Well, this is straight from the desk of “didn’t see that coming,” but search engine toolkit company Ahrefs just told me they’ve been working on their very own search engine on the sly, plowing $60 million of resources into its own search engine, called Yep. It’s a unique proposition, running its own search index, rather than relying on APIs from Google or Bing.

As for the name? I dunno; Yep seems pretty daft to me, but I guess at least the name is one character shorter than Bing, the other major search engine I’ll only ever use by accident. Name aside, Yep is taking a fresh new path through the world of internet advertising, claiming that it’s giving 90% of its ad revenues to content creators. The pitch is pretty elegant:

“Let’s say that the biggest search engine in the world makes $100B a year. Now, imagine if they gave $90B to content creators and publishers,” the company paints a picture of the future it wants to live in. “Wikipedia would probably earn a few billion dollars a year from its content. They’d be able to stop asking for donations and start paying the people who polish their articles a decent salary.”

It’s an impressively quixotic windmill to fight for the bootstrapped company Ahrefs. Its CEO sheds some light on why this makes sense to him:

“Creators who make search results possible deserve to receive payments for their work. We saw how YouTube’s profit-sharing model made the whole video-making industry thrive. Splitting advertising profits 90/10 with content authors, we want to give a push towards treating talent fairly in the search industry,” says Ahrefs founder and CEO, Dmytro Gerasymenko, and continues to make the point that his search engine is meant to be heavily privacy-forward. “We do save certain data on searches, but never in a personally identifiable way. For example, we will track how many times a word is searched for and the position of the link getting the most clicks. But we won’t create your profile for targeted advertising.”

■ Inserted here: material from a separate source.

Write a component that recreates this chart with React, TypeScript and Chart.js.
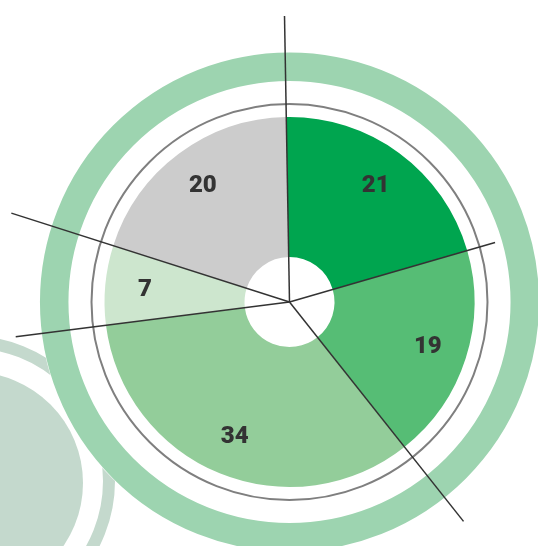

Perhaps it sounds a little idealistic, but damn it, that’s what made me excited about Yep in the first place. It represents the faintest of echoes from a web more innocent and more hopeful than the social-media poisoned cesspool of chaos and fake news we often find ourselves in today.

I was a little surprised to learn that the company decided to spin up its own data centers — it claims it has more than 1,000 servers already spun up, storing more than 100 petabytes of data. It’s an odd choice, given that cloud-based solutions are usually more flexible, but Gerasymenko has a plan for that too, claiming that they are much more expensive for such extensive infrastructure, with a goal of hundreds or thousands of high-end servers running under full load 24/7.

Of course, this whole project didn’t start with a search engine — the company already had a huge dataset available from its day-to-day business. Ahrefs has been crawling and storing data about the web for 12 years to provide its customers with its core product: an SEO toolset. The search results are powered by its own crawler — AhrefsBot — which the company claims visits more than 8 billion web pages every 24 hours. The company claims the new search engine will be available in all countries and in most languages.

So, er, $60 million without external investment? That’s a lot of dough — where did it all come from? The company explains that it re-invested its revenues from its paid subscriptions. The company claims it currently has $100 million worth of revenues per year from its more than 50,000 customers, and has shunned external investment so far. The company has 90 employees and is headquartered in Singapore. The search engine project has a team of 11 — including data scientists, backend engineers and front-end developers. Gerasymenko himself is playing an active role in building the search engine, the company tells me.